Saturday, January 28, 2012

Bloomsbury launches high-flying Circus

Bloomsbury is to launch a new literary imprint, Bloomsbury Circus, to accommodate its expanding publishing.
The imprint—which sports an aerialist logo adapted from the publisher’s traditional Diana—will feature fiction and very select non-fiction, with a focus on fine writing. It will include both début writers and established novelists, like Liz Jensen and Patrick McGrath, but not authors from the more traditional end of Bloomsbury’s stable. Alexandra Pringle, Bloomsbury’s editor-in-chief, said its books would be "fresh and sometimes surprising", comparing Bloomsbury Circus to “Picador when it started off”.
The books will be trade paperbacks in an unusual, square-ish format (royal width and demi height), with flaps and high production values, and all priced at £12.99. There will be just one title a month in 2012, growing to four a month thereafter. Bloomsbury currently publishes 30–35 fiction titles a year, which will rise to 50 in 2012 with the new imprint.
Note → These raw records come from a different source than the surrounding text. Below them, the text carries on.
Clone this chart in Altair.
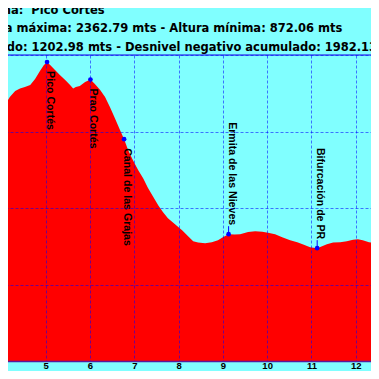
import altair as alt
import pandas as pd

# Elevation profile (km, metres)
km = [3.97, 4.08, 4.19, 4.31, 4.42, 4.53, 4.65, 4.76, 4.87, 4.96,
      5.03, 5.10, 5.21, 5.32, 5.44, 5.55, 5.62, 5.68, 5.77, 5.89,
      6.01, 6.11, 6.23, 6.34, 6.45, 6.57, 6.68, 6.77, 6.86, 6.97,
      7.09, 7.20, 7.31, 7.42, 7.54, 7.65, 7.76, 7.92, 8.08, 8.21,
      8.33, 8.44, 8.60, 8.75, 8.89, 9.00, 9.13, 9.27, 9.39, 9.57,
      9.73, 9.89, 10.02, 10.18, 10.34, 10.52, 10.68, 10.83, 10.97, 11.13,
      11.24, 11.35, 11.49, 11.65, 11.80, 11.94, 12.05, 12.16, 12.30, 12.44,
      12.55, 12.67]
elev = [2049, 2138, 2180, 2212, 2225, 2233, 2243, 2274, 2316, 2348,
        2362, 2348, 2321, 2295, 2269, 2243, 2225, 2233, 2238, 2259,
        2272, 2248, 2217, 2180, 2128, 2065, 2007, 1960, 1903, 1850,
        1798, 1756, 1704, 1662, 1615, 1578, 1547, 1515, 1484, 1453,
        1426, 1419, 1416, 1421, 1432, 1447, 1463, 1461, 1463, 1474,
        1479, 1476, 1471, 1463, 1447, 1432, 1421, 1408, 1395, 1390,
        1400, 1411, 1419, 1421, 1426, 1434, 1437, 1432, 1421, 1416,
        1416, 1411]

# Waypoints
wp_names = ["Pico Cortés", "Prao Cortés", "Canal de las Grajas",
            "Ermita de las Nieves", "Bifurcación de PR"]
wp_km = [5.03, 6.01, 6.77, 9.13, 11.13]
wp_elev = [2362.79, 2272, 1960, 1463, 1390]

header_lines = ["ma:\u00a0 Pico Cortés",
                "ra máxima: 2362.79 mts - Altura mínima: 872.06 mts",
                "ado: 1202.98 mts - Desnivel negativo acumulado: 1982.13 mts"]

x_ticks = [4, 5, 6, 7, 8, 9, 10, 11, 12]
y_ticks = [800, 1000, 1200, 1400, 1600, 1800, 2000, 2200, 2400]

profile = pd.DataFrame({"km": km, "elev": elev})
wps = pd.DataFrame({"name": wp_names, "km": wp_km, "elev": wp_elev})

W, H = 379, 306
xs = alt.Scale(domain=[3.968, 12.526], nice=False, zero=False)
ys = alt.Scale(domain=[800, 2400], nice=False, zero=False)

grid_kw = dict(grid=True, gridColor="#0000ff", gridOpacity=0.55,
               gridDash=[3, 2], gridWidth=1, ticks=False, title=None, zindex=1)
x_axis = alt.Axis(values=x_ticks, domain=True, domainColor="#5a1a9a",
                  domainWidth=1.5, labelFont="Liberation Sans",
                  labelFontWeight="bold", labelFontSize=9.5, labelColor="black",
                  labelPadding=-1, labelOverlap=False, labelFlush=False, **grid_kw)
y_axis = alt.Axis(values=y_ticks, domain=False, labels=False, **grid_kw)

X = alt.X("km:Q", scale=xs, axis=x_axis)
Y = alt.Y("elev:Q", scale=ys, axis=y_axis)

area = alt.Chart(profile).mark_area(color="#ff0000", clip=True, opacity=1).encode(
    x=X, y=Y, y2=alt.datum(800))

top = alt.Chart(pd.DataFrame({"a": [0]})).mark_rule(
    color="#4a7cf0", strokeWidth=2).encode(
    x=alt.value(0), x2=alt.value(W), y=alt.value(0))

above_expr = "datum.name == 'Ermita de las Nieves' || datum.name == 'Bifurcación de PR'"

leaders = alt.Chart(wps).transform_filter(above_expr).mark_rule(
    color="#0000ff", strokeWidth=1, y2Offset=-8).encode(
    x=alt.X("km:Q", scale=xs), y=alt.Y("elev:Q", scale=ys), y2=alt.Y2("elev:Q"))

pts = alt.Chart(wps).mark_circle(color="#0000ff", size=22, opacity=1).encode(
    x=alt.X("km:Q", scale=xs), y=alt.Y("elev:Q", scale=ys))

lab_style = dict(angle=90, baseline="alphabetic", font="Liberation Sans",
                 fontWeight="bold", fontSize=10.6, color="black")
lab_below = alt.Chart(wps).transform_filter("!(" + above_expr + ")").mark_text(
    align="left", dx=9, **lab_style).encode(
    x=alt.X("km:Q", scale=xs), y=alt.Y("elev:Q", scale=ys), text="name:N")
lab_above = alt.Chart(wps).transform_filter(above_expr).mark_text(
    align="right", dx=-9, **lab_style).encode(
    x=alt.X("km:Q", scale=xs), y=alt.Y("elev:Q", scale=ys), text="name:N")

header_y = [-41.5, -23, -4.5]
headers = [
    alt.Chart(pd.DataFrame({"t": [line]})).mark_text(
        align="left", baseline="alphabetic", font="DejaVu Sans",
        fontWeight="bold", fontSize=11.5, color="black").encode(
        x=alt.value(-1), y=alt.value(yy), text="t:N")
    for line, yy in zip(header_lines, header_y)
]

chart = alt.layer(area, top, leaders, pts, lab_below, lab_above, *headers).properties(
    width=W, height=H,
    autosize=alt.AutoSizeParams(type="none"),
    padding={"left": -8, "top": 47, "right": -8, "bottom": 10},
    background="#80ffff",
).configure_view(stroke=None)

chart.save("out.html", embed_options={"renderer": "svg", "actions": False})
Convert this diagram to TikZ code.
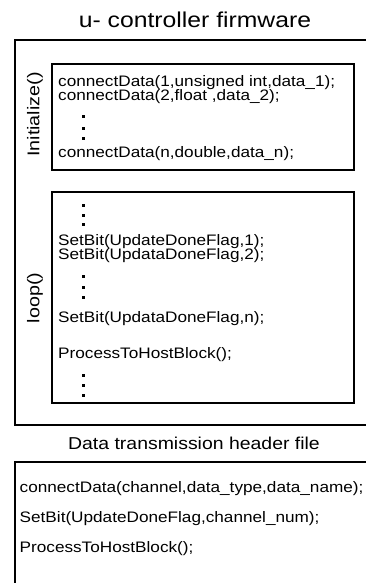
\documentclass[tikz,border=0pt]{standalone}
\usepackage{fontspec}
\setmainfont{Liberation Sans}
\newfontfamily\codef[FakeStretch=1.13]{Liberation Sans}
\newfontfamily\titlef[FakeStretch=1.15]{Liberation Sans}
\newfontfamily\labf[FakeStretch=1.16]{Liberation Sans}
\begin{document}
\begin{tikzpicture}[x=1pt,y=-1pt,
  frame/.style={draw, line width=2pt, inner sep=0pt, outer sep=0pt, anchor=north west},
  inbox/.style={draw, line width=2.4pt, inner sep=0pt, outer sep=0pt, anchor=north west},
  code/.style={anchor=base west, inner sep=0pt, font=\codef\fontsize{15.2}{18}\selectfont},
  ttl/.style={anchor=base, inner sep=0pt, font=\titlef\fontsize{21.5}{25}\selectfont},
  hdr/.style={anchor=base, inner sep=0pt, font=\codef\fontsize{17.2}{20}\selectfont},
  lab/.style={rotate=90, inner sep=0pt, font=\labf\fontsize{17}{20}\selectfont},
  dotm/.style={fill=black}
]
\useasboundingbox (0,0) rectangle (366,583);
% titles
\node[ttl] (t1) at (195,28) {u- controller firmware};
\node[hdr] (t2) at (194,449) {Data transmission header file};
% frames
\node[frame, minimum width=360pt, minimum height=385pt] (fw) at (15,40) {};
\node[inbox, minimum width=302pt, minimum height=106pt] (ib) at (52,64) {};
\node[inbox, minimum width=302pt, minimum height=211pt] (lb) at (52,192) {};
\node[frame, minimum width=360pt, minimum height=140pt] (hb) at (15,462) {};
% labels
\node[lab] (l1) at (35,114.5) {Initialize()};
\node[lab] (l2) at (35,298) {loop()};
% Initialize block
\node[code] (c1) at (58,87) {connectData(1,unsigned int,data\_1);};
\node[code] (c2) at (58,101) {connectData(2,float ,data\_2);};
\node[code] (c3) at (58,157) {connectData(n,double,data\_n);};
\foreach \y in {117,128,138} \fill[dotm] (81.5,\y-1.5) rectangle +(3,3);
% loop block
\foreach \y in {205,215,224} \fill[dotm] (81.5,\y-1.5) rectangle +(3,3);
\node[code] (s1) at (58,245) {SetBit(UpdateDoneFlag,1);};
\node[code] (s2) at (58,259) {SetBit(UpdataDoneFlag,2);};
\foreach \y in {276,287,297} \fill[dotm] (81.5,\y-1.5) rectangle +(3,3);
\node[code] (s3) at (58,322) {SetBit(UpdataDoneFlag,n);};
\node[code] (p1) at (58,358) {ProcessToHostBlock();};
\foreach \y in {375,385,395} \fill[dotm] (81.5,\y-1.5) rectangle +(3,3);
% header block
\node[code] (h1) at (19.5,492) {connectData(channel,data\_type,data\_name);};
\node[code] (h2) at (19.5,522) {SetBit(UpdateDoneFlag,channel\_num);};
\node[code] (h3) at (19.5,552) {ProcessToHostBlock();};
\end{tikzpicture}
\end{document}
Pringle said it was unusual for a publisher of Bloomsbury’s size not to have had additional imprints up to now. "With our new global Bloomsbury, we are publishing a lot of books with our cousins in America, and that has meant we are growing the list," she said.
“With fiction, you can’t successfully publish more than four titles a month because, selling into the fiction buyer, you have to have your lead, second lead, dark horse and a crime title. If you do more, you lose the focus. If we are going to grow, we have to do it in an exciting, imaginative way. This is a way we can grow, and continue to offer the service we do.”
Bloomsbury Circus’ launch titles include The Trapeze Artist by Will Davis, whose début, My Side of the Story, won the Betty Trask Award in 2007. The story, featuring a gay love affair in a circus setting, is "incredibly accomplished" and narrated in the past, present and future tenses, Pringle said. Meanwhile, New Zealand writer Emily Perkins’ The Forrests is "reminiscent of Virginia Woolf’s The Waves", telling of a woman’s life from birth to death "written in exquisite prose". Pringle said she had “the very highest hopes” for the novel, believing it has the potential to win a major prize.
Coming later on the list are novels from Liz Jensen and Jane Rusbridge, plus US début Wilderness by Lance Weller. All but one of the launch titles are being published with the US, and five of the first nine titles are US-originated.
Pringle said the imprint was intended to be very much one for the high street. "We hope Waterstones will love it, and it’s perfect for independents. It’s very much about the sort of books booksellers will read and recommend at Daunt’s, Foyles and Hatchards," she said.